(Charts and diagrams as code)

▽

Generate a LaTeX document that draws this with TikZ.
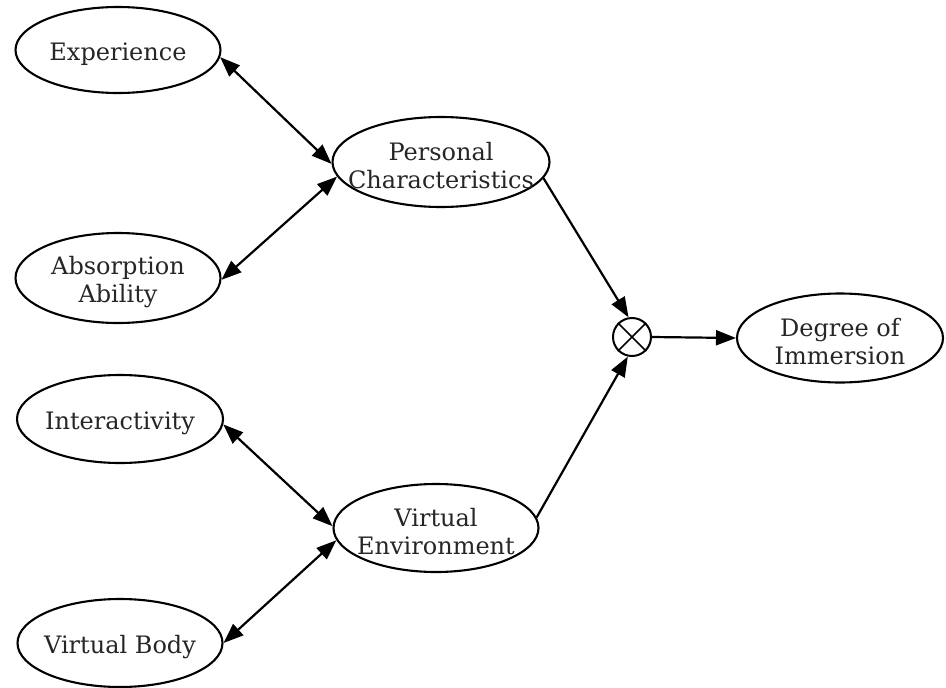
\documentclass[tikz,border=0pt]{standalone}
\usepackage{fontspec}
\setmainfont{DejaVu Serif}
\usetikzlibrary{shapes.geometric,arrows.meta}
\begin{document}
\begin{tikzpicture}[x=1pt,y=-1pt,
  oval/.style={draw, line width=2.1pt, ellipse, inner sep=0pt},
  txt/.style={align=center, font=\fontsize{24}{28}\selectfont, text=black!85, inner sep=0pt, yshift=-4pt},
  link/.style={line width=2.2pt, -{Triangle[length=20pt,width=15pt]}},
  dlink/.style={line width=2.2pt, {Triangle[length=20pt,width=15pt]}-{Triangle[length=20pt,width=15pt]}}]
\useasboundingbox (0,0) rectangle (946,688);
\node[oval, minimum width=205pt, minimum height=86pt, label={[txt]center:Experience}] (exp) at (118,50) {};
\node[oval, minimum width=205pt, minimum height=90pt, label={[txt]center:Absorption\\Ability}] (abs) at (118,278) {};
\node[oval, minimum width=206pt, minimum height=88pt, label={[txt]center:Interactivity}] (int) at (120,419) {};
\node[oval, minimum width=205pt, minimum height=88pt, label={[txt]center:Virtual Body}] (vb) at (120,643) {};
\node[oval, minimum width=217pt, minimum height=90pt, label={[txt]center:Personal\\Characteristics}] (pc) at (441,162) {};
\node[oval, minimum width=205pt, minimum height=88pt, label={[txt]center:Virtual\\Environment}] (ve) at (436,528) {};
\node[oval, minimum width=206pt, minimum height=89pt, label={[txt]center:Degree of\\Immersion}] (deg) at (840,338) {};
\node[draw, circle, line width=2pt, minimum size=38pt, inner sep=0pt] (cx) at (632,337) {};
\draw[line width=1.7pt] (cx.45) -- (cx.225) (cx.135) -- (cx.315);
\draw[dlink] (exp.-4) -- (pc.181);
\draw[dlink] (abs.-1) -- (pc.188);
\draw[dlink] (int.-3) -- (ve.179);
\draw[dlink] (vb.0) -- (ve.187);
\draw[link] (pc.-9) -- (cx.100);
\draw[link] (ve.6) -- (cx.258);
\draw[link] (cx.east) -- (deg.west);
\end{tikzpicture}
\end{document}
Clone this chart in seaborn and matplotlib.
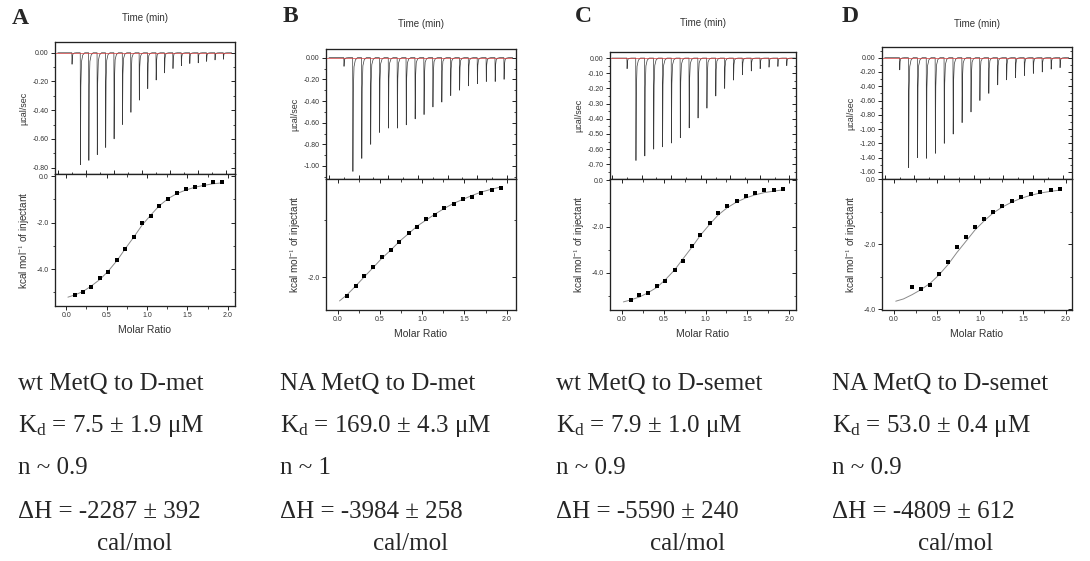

△

▶ **WHAT IS REQUIRED**
Show each line of the listing that holds the string "this".

▶ **WORKED SOLUTION**
Generate a LaTeX document that draws this with TikZ.
Clone this chart in seaborn and matplotlib.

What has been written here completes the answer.